Print exactly those lines that run from the beginning of the data to the line bearing "const tabs = ['Currently','2019 Results'];", inclusive.

● ● ●

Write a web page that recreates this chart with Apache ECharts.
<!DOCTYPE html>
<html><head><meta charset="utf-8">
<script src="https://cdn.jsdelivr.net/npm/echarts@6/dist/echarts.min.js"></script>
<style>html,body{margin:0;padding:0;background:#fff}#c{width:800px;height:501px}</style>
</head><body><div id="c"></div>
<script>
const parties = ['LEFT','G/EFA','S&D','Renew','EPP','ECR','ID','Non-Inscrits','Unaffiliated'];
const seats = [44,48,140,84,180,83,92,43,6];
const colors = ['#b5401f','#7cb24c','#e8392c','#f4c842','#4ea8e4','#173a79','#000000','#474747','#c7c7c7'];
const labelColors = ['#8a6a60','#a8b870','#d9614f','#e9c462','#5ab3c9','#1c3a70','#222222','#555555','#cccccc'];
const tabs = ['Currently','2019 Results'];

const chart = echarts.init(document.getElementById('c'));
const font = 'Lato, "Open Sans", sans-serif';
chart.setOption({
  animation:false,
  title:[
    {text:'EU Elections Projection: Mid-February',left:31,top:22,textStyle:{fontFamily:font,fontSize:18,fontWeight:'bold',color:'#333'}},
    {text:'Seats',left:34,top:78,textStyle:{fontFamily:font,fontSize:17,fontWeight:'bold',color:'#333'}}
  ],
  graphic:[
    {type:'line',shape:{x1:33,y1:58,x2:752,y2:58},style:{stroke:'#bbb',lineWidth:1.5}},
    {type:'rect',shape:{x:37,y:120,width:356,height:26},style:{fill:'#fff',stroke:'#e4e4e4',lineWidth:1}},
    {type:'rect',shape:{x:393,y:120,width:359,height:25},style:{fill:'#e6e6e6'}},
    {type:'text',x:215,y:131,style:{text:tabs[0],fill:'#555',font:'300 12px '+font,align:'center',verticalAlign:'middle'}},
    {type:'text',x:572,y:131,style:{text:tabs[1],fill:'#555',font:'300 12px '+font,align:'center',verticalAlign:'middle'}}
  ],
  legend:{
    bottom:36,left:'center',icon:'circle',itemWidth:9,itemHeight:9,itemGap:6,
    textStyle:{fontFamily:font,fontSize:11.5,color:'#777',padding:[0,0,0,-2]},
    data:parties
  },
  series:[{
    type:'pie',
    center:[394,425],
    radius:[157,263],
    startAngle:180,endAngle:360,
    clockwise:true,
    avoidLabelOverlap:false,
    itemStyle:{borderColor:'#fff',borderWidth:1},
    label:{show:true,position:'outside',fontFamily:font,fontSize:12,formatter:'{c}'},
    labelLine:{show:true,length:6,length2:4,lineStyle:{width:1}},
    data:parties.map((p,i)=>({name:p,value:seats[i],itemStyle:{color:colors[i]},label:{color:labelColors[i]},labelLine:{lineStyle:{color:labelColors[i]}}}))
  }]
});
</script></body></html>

● ● ●

▸ **Result**
Write a web page that recreates this chart with Apache ECharts.
<!DOCTYPE html>
<html><head><meta charset="utf-8">
<script src="https://cdn.jsdelivr.net/npm/echarts@6/dist/echarts.min.js"></script>
<style>html,body{margin:0;padding:0;background:#fff}#c{width:800px;height:501px}</style>
</head><body><div id="c"></div>
<script>
const parties = ['LEFT','G/EFA','S&D','Renew','EPP','ECR','ID','Non-Inscrits','Unaffiliated'];
const seats = [44,48,140,84,180,83,92,43,6];
const colors = ['#b5401f','#7cb24c','#e8392c','#f4c842','#4ea8e4','#173a79','#000000','#474747','#c7c7c7'];
const labelColors = ['#8a6a60','#a8b870','#d9614f','#e9c462','#5ab3c9','#1c3a70','#222222','#555555','#cccccc'];
const tabs = ['Currently','2019 Results'];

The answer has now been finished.